*Instructions to follow*
Copy each line of the data below with the word "image".

(Entries with chart source code)
--- start ---
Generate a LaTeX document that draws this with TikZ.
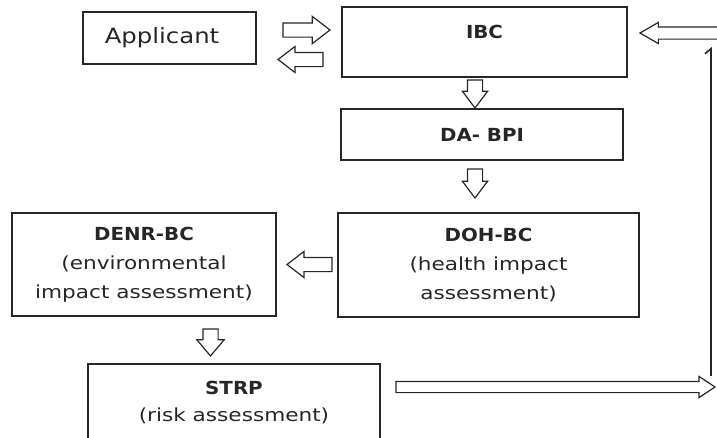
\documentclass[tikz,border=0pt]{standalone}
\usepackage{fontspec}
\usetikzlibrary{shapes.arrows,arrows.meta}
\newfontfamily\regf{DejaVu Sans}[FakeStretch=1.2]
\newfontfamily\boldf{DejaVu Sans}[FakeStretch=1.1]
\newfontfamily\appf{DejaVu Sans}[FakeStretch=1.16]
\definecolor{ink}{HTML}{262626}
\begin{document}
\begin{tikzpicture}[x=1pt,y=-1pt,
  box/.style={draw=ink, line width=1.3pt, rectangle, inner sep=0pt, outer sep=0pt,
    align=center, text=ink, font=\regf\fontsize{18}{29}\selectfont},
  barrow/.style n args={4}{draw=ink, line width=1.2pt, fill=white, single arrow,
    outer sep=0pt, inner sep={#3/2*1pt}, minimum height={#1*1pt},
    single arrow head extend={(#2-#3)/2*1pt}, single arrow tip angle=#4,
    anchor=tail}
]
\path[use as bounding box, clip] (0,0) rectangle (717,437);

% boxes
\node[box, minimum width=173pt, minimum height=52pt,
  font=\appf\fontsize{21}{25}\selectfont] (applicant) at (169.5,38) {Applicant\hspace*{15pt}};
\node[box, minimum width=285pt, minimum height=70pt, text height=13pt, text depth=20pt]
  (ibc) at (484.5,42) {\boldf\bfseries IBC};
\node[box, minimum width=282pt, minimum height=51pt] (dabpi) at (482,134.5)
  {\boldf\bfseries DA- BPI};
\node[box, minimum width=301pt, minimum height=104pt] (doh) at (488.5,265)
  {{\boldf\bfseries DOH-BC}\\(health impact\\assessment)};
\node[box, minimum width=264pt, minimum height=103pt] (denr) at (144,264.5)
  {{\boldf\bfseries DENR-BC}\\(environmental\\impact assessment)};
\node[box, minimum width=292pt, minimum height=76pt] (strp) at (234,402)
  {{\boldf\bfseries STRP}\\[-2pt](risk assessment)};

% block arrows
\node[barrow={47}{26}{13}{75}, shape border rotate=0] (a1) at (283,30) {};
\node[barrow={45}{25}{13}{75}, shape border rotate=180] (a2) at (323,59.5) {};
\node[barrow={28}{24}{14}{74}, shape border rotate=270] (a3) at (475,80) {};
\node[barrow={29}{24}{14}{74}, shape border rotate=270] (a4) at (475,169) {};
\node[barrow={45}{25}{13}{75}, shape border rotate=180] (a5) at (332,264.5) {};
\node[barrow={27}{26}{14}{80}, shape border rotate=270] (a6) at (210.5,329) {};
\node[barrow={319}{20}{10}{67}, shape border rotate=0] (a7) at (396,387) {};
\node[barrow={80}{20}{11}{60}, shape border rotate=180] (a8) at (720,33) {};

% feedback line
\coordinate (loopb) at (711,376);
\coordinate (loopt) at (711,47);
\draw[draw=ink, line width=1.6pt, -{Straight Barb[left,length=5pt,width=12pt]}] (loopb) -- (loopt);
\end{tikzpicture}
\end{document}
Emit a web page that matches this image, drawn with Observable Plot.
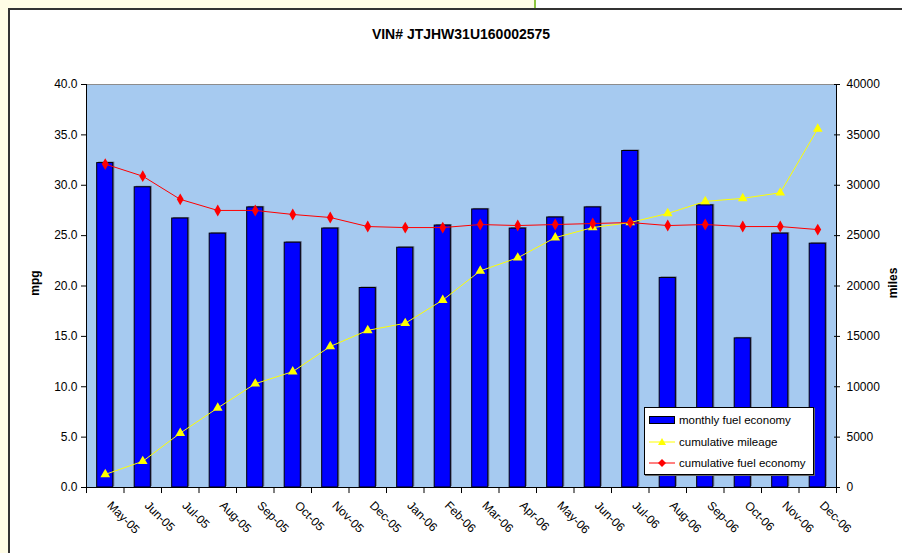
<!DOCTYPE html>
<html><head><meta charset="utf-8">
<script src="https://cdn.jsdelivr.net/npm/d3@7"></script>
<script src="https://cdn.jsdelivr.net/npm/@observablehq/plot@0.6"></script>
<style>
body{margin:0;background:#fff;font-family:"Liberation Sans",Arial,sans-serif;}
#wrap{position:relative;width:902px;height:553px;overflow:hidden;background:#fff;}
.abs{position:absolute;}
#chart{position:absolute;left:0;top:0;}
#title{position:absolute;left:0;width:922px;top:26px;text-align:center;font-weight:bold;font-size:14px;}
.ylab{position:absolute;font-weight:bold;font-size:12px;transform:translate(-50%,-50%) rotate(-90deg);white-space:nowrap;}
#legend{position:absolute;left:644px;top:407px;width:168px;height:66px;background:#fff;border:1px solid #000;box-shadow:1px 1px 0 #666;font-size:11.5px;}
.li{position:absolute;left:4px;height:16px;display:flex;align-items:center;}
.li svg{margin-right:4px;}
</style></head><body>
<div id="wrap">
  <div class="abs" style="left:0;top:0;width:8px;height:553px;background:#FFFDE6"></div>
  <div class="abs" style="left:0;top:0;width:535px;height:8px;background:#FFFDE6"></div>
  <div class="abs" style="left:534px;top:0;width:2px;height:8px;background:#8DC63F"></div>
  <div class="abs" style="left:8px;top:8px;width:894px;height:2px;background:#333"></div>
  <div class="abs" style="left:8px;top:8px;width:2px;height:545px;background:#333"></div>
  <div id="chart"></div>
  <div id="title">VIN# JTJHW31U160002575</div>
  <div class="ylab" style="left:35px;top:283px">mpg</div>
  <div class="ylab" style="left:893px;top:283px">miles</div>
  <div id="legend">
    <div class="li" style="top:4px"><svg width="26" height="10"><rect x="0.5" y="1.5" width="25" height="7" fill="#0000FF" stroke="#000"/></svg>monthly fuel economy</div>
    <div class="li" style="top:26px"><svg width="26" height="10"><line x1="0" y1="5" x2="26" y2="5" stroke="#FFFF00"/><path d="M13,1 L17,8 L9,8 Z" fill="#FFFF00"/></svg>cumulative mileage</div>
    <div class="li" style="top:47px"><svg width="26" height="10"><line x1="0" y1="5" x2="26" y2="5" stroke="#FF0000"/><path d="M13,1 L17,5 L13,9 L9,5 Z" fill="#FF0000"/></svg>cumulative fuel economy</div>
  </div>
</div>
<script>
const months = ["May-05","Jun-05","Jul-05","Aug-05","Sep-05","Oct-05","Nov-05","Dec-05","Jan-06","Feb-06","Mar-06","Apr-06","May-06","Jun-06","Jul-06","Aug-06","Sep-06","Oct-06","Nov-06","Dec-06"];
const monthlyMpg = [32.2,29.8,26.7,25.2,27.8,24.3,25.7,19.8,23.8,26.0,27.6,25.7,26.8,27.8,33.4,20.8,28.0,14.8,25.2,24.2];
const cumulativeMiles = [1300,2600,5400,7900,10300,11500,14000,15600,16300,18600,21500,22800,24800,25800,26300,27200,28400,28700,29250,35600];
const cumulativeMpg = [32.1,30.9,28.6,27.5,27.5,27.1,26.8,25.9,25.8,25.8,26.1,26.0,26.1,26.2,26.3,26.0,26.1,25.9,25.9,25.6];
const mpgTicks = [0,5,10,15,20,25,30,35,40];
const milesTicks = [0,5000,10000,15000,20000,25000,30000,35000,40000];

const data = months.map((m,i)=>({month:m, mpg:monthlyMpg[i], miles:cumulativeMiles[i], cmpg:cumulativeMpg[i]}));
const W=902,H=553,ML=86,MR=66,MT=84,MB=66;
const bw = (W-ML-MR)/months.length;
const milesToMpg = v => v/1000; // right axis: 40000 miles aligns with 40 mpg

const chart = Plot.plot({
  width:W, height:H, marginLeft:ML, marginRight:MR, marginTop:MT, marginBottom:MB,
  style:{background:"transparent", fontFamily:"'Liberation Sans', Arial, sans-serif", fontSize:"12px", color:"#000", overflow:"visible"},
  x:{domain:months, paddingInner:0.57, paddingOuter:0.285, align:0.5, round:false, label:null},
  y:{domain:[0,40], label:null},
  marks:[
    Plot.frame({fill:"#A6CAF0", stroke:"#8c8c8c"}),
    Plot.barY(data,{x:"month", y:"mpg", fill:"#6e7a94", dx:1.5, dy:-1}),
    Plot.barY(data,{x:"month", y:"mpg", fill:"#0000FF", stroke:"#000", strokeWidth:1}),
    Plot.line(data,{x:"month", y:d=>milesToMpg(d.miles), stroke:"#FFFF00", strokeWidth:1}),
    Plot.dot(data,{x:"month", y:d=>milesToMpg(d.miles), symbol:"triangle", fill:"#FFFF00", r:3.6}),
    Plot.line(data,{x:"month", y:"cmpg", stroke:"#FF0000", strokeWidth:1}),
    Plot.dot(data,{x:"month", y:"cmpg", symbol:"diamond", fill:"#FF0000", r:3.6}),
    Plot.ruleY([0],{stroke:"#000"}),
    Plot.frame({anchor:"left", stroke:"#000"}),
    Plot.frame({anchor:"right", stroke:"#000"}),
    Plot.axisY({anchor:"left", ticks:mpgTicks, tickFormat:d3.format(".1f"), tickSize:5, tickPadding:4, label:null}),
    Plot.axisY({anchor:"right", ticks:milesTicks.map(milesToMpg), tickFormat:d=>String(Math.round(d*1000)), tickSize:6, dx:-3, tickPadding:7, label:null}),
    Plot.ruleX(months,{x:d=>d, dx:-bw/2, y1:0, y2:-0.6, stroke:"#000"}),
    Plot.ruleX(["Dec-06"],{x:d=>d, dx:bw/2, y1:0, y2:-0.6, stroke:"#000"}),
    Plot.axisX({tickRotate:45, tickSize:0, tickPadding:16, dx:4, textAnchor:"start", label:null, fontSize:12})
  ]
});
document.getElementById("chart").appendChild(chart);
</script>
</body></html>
--- end ---
--- start ---
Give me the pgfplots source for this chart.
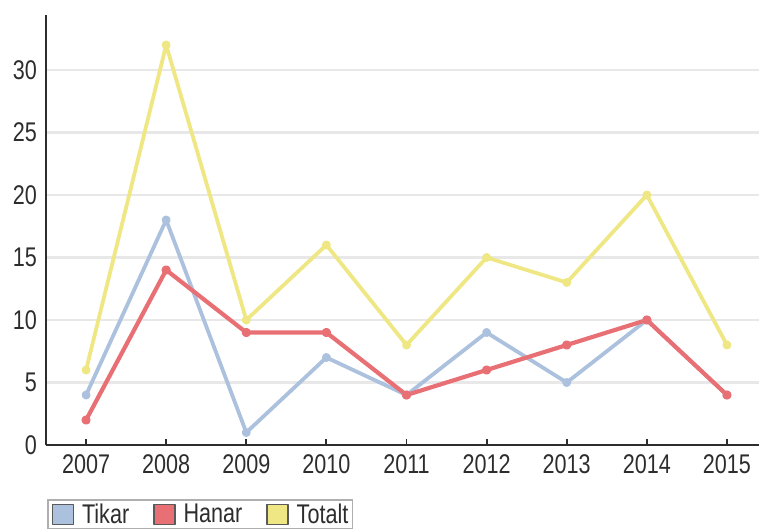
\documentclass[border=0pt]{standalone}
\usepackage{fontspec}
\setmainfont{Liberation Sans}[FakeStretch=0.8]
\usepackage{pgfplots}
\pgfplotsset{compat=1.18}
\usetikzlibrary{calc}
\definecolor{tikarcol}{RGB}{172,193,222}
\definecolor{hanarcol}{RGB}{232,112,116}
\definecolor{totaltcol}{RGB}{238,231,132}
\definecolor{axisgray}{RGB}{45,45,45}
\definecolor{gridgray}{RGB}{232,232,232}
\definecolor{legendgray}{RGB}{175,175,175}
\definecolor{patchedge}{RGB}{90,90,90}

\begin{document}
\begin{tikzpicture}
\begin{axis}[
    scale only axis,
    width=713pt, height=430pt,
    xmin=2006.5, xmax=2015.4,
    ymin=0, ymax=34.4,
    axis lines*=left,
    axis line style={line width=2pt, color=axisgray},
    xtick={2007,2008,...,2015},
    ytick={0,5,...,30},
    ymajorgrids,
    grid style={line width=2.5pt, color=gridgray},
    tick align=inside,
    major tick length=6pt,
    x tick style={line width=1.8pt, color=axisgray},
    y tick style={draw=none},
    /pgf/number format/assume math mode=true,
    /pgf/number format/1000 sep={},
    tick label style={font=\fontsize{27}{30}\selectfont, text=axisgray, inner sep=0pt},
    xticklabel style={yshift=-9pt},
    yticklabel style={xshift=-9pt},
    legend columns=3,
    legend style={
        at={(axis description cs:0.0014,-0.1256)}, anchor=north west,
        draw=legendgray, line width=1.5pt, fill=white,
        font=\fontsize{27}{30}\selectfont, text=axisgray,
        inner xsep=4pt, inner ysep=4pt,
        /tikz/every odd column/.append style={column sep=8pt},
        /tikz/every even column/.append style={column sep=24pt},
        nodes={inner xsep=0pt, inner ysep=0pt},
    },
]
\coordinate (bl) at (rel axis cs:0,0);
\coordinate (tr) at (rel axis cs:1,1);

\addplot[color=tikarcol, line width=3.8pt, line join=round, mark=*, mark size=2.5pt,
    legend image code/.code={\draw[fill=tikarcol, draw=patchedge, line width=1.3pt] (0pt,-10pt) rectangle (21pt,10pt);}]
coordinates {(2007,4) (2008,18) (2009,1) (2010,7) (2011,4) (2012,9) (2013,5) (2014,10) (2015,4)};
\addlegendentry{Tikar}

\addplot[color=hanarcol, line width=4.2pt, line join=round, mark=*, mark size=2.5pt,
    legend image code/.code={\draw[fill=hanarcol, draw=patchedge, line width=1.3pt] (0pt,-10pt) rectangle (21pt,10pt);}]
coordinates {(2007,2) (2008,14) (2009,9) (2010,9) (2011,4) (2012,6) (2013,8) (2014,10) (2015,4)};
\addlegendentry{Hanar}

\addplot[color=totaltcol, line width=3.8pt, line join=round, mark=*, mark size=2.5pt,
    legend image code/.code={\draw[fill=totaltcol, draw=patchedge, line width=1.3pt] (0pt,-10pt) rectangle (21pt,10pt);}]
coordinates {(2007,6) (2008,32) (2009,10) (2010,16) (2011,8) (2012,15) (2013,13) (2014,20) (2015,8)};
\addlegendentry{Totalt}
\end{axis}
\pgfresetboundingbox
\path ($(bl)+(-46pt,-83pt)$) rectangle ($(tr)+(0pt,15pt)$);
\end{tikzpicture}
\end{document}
--- end ---
--- start ---
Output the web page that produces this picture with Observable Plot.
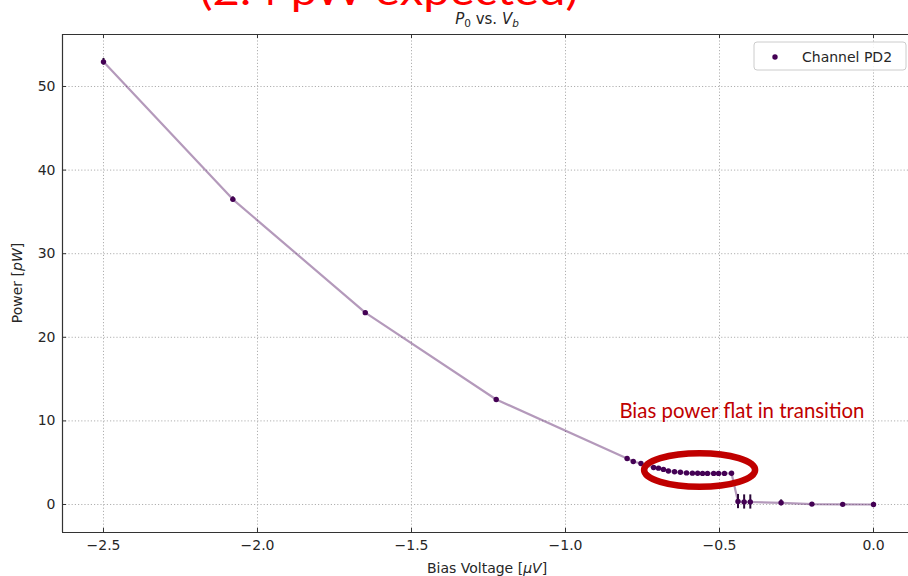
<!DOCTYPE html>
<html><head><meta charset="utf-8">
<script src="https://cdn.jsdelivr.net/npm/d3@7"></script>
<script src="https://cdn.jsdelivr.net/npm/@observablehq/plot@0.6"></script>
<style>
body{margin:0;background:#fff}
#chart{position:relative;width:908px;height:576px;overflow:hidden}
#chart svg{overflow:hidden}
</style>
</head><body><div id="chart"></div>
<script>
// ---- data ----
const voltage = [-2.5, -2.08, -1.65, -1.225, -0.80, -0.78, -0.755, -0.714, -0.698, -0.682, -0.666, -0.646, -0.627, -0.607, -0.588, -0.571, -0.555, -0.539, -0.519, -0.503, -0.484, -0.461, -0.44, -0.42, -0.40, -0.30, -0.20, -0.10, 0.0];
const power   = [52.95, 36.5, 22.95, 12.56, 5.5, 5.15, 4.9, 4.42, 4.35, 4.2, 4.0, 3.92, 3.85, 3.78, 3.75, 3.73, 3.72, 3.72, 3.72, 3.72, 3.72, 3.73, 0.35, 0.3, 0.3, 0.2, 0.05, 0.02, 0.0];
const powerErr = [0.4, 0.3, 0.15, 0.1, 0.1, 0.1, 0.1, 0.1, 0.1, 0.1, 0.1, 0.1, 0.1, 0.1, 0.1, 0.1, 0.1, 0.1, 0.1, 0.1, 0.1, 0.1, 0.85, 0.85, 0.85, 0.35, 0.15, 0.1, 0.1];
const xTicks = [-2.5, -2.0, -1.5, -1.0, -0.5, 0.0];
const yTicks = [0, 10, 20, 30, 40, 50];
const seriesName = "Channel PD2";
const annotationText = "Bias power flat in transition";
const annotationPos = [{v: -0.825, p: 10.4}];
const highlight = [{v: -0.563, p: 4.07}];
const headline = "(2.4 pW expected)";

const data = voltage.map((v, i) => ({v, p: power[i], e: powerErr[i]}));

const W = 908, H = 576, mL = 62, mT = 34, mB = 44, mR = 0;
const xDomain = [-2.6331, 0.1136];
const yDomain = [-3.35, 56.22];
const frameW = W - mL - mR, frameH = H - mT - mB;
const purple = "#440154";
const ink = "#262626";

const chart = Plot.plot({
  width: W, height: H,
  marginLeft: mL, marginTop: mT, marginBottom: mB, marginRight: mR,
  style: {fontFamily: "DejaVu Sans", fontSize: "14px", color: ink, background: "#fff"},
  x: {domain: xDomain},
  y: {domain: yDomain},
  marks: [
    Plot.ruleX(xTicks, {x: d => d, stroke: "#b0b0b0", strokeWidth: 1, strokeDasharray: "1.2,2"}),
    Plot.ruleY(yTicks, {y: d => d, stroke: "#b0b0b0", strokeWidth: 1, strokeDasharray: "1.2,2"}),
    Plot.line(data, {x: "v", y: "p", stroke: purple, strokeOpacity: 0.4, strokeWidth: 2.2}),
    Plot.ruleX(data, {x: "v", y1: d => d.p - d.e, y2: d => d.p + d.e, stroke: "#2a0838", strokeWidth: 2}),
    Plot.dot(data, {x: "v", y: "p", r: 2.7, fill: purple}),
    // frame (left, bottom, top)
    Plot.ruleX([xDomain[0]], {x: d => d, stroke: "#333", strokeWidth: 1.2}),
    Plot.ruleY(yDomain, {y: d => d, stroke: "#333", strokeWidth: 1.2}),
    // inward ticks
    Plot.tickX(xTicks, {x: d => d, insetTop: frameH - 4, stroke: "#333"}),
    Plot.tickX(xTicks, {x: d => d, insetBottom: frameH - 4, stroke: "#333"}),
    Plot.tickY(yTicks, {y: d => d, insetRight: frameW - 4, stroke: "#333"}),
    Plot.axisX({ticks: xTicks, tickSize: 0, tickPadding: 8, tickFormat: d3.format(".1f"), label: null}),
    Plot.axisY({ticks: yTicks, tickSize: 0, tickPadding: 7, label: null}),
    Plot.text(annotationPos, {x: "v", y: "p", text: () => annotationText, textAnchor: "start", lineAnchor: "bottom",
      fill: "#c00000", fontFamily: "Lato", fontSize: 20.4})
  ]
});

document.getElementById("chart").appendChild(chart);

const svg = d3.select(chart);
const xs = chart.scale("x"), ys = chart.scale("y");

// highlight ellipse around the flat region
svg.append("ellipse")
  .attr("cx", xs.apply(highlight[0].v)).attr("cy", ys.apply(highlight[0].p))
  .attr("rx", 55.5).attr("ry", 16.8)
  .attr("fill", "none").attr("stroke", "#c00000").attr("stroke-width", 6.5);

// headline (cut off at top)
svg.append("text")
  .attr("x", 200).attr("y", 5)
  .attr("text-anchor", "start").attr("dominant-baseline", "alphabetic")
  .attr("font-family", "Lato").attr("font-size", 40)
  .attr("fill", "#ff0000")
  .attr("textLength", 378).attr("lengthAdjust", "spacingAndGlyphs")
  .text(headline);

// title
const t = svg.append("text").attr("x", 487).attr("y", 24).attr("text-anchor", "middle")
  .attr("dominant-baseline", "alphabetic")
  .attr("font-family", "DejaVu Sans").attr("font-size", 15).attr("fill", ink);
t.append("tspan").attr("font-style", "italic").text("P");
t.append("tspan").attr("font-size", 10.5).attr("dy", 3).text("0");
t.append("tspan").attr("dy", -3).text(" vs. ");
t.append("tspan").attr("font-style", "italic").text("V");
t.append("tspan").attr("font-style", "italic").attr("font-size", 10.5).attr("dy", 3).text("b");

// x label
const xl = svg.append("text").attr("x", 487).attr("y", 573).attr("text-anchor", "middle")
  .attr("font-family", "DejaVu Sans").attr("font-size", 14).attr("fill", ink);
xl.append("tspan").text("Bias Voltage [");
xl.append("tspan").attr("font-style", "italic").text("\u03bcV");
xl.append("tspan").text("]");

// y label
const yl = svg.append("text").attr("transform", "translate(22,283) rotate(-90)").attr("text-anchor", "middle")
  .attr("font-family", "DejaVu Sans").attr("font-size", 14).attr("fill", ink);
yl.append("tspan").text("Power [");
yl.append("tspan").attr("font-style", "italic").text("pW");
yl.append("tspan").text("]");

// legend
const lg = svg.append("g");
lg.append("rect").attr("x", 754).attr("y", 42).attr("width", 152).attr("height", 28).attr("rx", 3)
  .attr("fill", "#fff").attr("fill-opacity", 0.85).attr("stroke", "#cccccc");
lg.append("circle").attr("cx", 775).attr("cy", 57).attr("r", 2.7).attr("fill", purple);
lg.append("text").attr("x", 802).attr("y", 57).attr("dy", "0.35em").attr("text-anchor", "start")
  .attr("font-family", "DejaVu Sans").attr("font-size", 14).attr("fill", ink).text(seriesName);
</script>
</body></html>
--- end ---
*Final answer*
Emit a web page that matches this image, drawn with Observable Plot.
    legend image code/.code={\draw[fill=tikarcol, draw=patchedge, line width=1.3pt] (0pt,-10pt) rectangle (21pt,10pt);}]
    legend image code/.code={\draw[fill=hanarcol, draw=patchedge, line width=1.3pt] (0pt,-10pt) rectangle (21pt,10pt);}]
    legend image code/.code={\draw[fill=totaltcol, draw=patchedge, line width=1.3pt] (0pt,-10pt) rectangle (21pt,10pt);}]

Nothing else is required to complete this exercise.